Repensée dans les détails
Les modifications apportées au moteur n’ont pour unique but que d’optimiser ses qualités. Qualités qui seront exacerbées par un nouveau profil des cames, des conduits d’admission et d’échappement réduits, des masses de vilebrequin alourdies. Ces améliorations se complètent d’un nouveau radiateur plus léger et d’une nouvelle pompe à huile au rendement amélioré. Les fixations moteur intégrées aux renforts latéraux glissent de la culasse vers l’arrière des cylindres, au profit d’une réduction des vibrations. Si la boîte six est conservée, la commande est peaufinée, avec un sélecteur monté sur roulements. L’échappement s’inspire des «tromblons» montés sur la Z1000. Il a le mérite de l’originalité, certes, mais n’arrive pas vraiment à nous convaincre sur le plan esthétique…
Fidèle à l'esprit
De ce point de vue, la Z750 ne s’éloigne guère des canons imposés par son aînée, et la filiation saute aux yeux, évidente. Les traits sont accentués, modernisés, avec des éléments stylistiques forts, comme les fameux renforts latéraux en alu, qui couvrent comme une griffe le long des flancs du moteur. Les écopes de radiateur, très Kawasaki, rappellent un peu la ER-6, l'ensemble bloc optique tableau de bord se tend, tout comme l’ensemble selle réservoir. Résultat: un style à l’agressivité plus présente, plus marquée, plus actuelle, sans pour autant renier l’ancienne, dont elle reste proche dans l’esprit.

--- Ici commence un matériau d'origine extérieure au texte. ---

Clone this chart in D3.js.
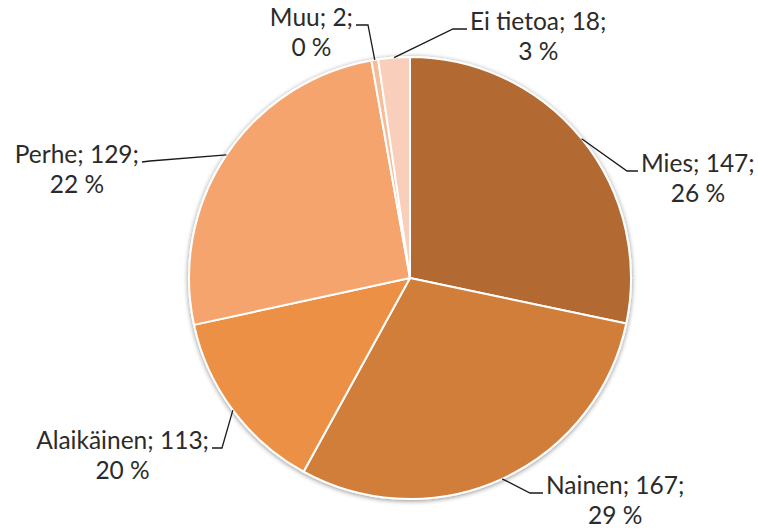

Comme toute Japonaise qui se respecte, la Z750 s’apprivoise facilement, tant tout semble évident à son guidon: position, commandes, rien ne vient perturber la prise en main, hormis peut-être un rayon de braquage décevant, ou un réservoir qui nous paraît un peu trop large au niveau des genoux.
150cc
Rapidement nous goûtons au plaisir de ce moteur bien rempli. Certes moins puissant qu’un 1000, il s’en approche par son agrément. Souple comme tout quatre cylindres, on le sent reprendre dès les plus bas régimes en exprimant une allonge absente chez ses concurrents, se contentant de 600cc. Vif, puissant, le 750cc vit agréablement dans des plages mortelles pour les 600, entre 4.000 et 8.000 tr/min par exemple. Quel agrément, d’autant que ça continue à pousser avec vigueur jusqu’aux abords de la zone rouge! Plus besoin de tricoter du sélecteur (doux et précis au demeurant) ou de rouler à des vitesses déraisonnables pour profiter de la moto! On apprécie également le frein moteur, lui aussi un peu plus présent que sur les 600.
ABS
Les qualités routières ne déçoivent pas, la Z750 offre un bon niveau de confort, au prix sans doute d’une suspension arrière à l’amortissement un poil trop souple. Rien de dérangeant, mais un peu de flottement sur revêtement dégradé lors d’attaques un peu enthousiastes… Dans ce cas, il suffira de faire appel au freinage. Le mordant est correct, le ralentissement puissant, trop même à l’arrière, qui a tendance à bloquer facilement. Le bon feeling aux commandes permet un dosage précis. Nous n’avions pas l’ABS, ce n’est pas une raison pour vous priver de cette aide précieuse disponible dorénavant au prix de 500€, portant le prix ainsi équipée à 7690€ (7190€ pour la version dépourvue d'ABS).
Soyez sages
Tout le charme et l’attrait de la Z750 résident dans les 150cc supplémentaires qui transfigurent ce genre de moto. Le plaisir répond présent à chaque instant. La où une 600 ne s’apprécie que dans les hauts régimes, et donc au prix d’une conduite disons "énervée", donc plus extrême, plus rapide, donc trop rapide, toujours, ne fût ce que vis-à-vis de la maréchaussée… La Z750, plus remplie, ne demande pas d’essorer la poignée pour avancer, l’agrément est immédiat. Et si vous avez envie de vous énerver, pas de soucis, la Z montera dans les tours avec autant de plaisir que vous!